__Available data__
-*-
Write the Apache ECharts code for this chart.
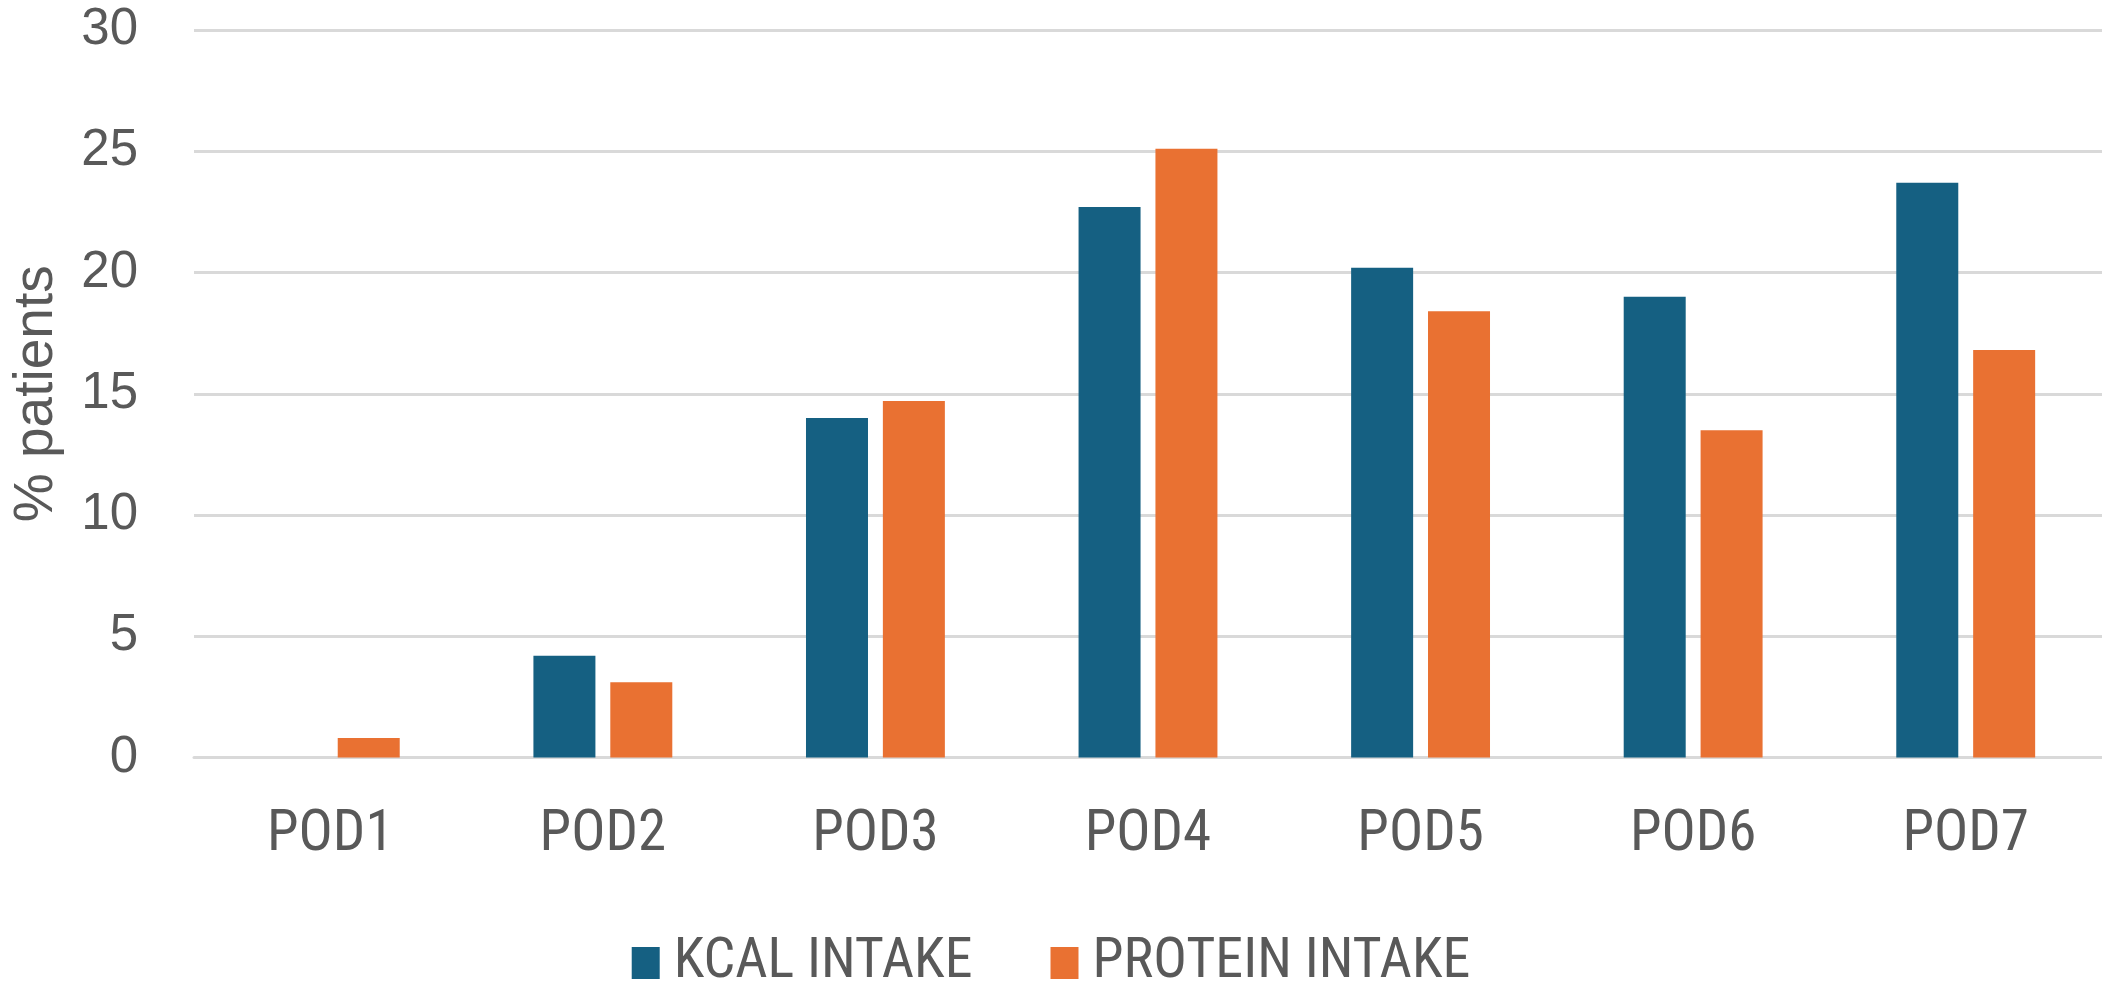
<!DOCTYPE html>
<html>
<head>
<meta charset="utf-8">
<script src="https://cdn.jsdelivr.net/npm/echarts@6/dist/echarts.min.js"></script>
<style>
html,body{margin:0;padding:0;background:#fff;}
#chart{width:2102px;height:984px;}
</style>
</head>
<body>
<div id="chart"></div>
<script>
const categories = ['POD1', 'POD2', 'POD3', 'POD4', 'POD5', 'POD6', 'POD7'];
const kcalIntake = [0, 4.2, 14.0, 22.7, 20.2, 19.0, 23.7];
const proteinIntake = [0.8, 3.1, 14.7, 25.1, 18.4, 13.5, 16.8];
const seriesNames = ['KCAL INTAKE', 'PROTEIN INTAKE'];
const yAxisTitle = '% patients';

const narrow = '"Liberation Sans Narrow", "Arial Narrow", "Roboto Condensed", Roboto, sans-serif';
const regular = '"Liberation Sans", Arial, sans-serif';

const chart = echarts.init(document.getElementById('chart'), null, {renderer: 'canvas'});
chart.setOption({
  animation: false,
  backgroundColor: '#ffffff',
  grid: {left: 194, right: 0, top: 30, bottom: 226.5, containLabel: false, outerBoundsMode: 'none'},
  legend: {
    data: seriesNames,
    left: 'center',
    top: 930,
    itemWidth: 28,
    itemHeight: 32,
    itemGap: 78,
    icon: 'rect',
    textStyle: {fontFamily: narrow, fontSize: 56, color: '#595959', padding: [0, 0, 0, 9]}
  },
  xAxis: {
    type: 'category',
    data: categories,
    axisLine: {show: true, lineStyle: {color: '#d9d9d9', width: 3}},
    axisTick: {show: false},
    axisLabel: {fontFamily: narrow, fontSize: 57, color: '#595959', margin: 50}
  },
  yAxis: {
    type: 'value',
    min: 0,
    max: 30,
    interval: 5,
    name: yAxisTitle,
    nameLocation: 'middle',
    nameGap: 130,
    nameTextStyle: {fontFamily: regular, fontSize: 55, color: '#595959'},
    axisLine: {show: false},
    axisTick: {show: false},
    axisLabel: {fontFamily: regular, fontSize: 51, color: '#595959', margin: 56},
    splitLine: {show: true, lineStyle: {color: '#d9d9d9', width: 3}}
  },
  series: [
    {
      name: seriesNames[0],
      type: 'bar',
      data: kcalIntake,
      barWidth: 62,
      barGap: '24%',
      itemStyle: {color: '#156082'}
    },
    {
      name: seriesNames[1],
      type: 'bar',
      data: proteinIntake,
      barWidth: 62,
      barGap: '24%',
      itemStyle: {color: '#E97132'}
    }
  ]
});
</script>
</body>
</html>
-*-
__Directive__
Print out the lines exactly, skipping any picture.

__Final result__
Write the Apache ECharts code for this chart.
<!DOCTYPE html>
<html>
<head>
<meta charset="utf-8">
<script src="https://cdn.jsdelivr.net/npm/echarts@6/dist/echarts.min.js"></script>
<style>
html,body{margin:0;padding:0;background:#fff;}
#chart{width:2102px;height:984px;}
</style>
</head>
<body>
<div id="chart"></div>
<script>
const categories = ['POD1', 'POD2', 'POD3', 'POD4', 'POD5', 'POD6', 'POD7'];
const kcalIntake = [0, 4.2, 14.0, 22.7, 20.2, 19.0, 23.7];
const proteinIntake = [0.8, 3.1, 14.7, 25.1, 18.4, 13.5, 16.8];
const seriesNames = ['KCAL INTAKE', 'PROTEIN INTAKE'];
const yAxisTitle = '% patients';

const narrow = '"Liberation Sans Narrow", "Arial Narrow", "Roboto Condensed", Roboto, sans-serif';
const regular = '"Liberation Sans", Arial, sans-serif';

const chart = echarts.init(document.getElementById('chart'), null, {renderer: 'canvas'});
chart.setOption({
  animation: false,
  backgroundColor: '#ffffff',
  grid: {left: 194, right: 0, top: 30, bottom: 226.5, containLabel: false, outerBoundsMode: 'none'},
  legend: {
    data: seriesNames,
    left: 'center',
    top: 930,
    itemWidth: 28,
    itemHeight: 32,
    itemGap: 78,
    icon: 'rect',
    textStyle: {fontFamily: narrow, fontSize: 56, color: '#595959', padding: [0, 0, 0, 9]}
  },
  xAxis: {
    type: 'category',
    data: categories,
    axisLine: {show: true, lineStyle: {color: '#d9d9d9', width: 3}},
    axisTick: {show: false},
    axisLabel: {fontFamily: narrow, fontSize: 57, color: '#595959', margin: 50}
  },
  yAxis: {
    type: 'value',
    min: 0,
    max: 30,
    interval: 5,
    name: yAxisTitle,
    nameLocation: 'middle',
    nameGap: 130,
    nameTextStyle: {fontFamily: regular, fontSize: 55, color: '#595959'},
    axisLine: {show: false},
    axisTick: {show: false},
    axisLabel: {fontFamily: regular, fontSize: 51, color: '#595959', margin: 56},
    splitLine: {show: true, lineStyle: {color: '#d9d9d9', width: 3}}
  },
  series: [
    {
      name: seriesNames[0],
      type: 'bar',
      data: kcalIntake,
      barWidth: 62,
      barGap: '24%',
      itemStyle: {color: '#156082'}
    },
    {
      name: seriesNames[1],
      type: 'bar',
      data: proteinIntake,
      barWidth: 62,
      barGap: '24%',
      itemStyle: {color: '#E97132'}
    }
  ]
});
</script>
</body>
</html>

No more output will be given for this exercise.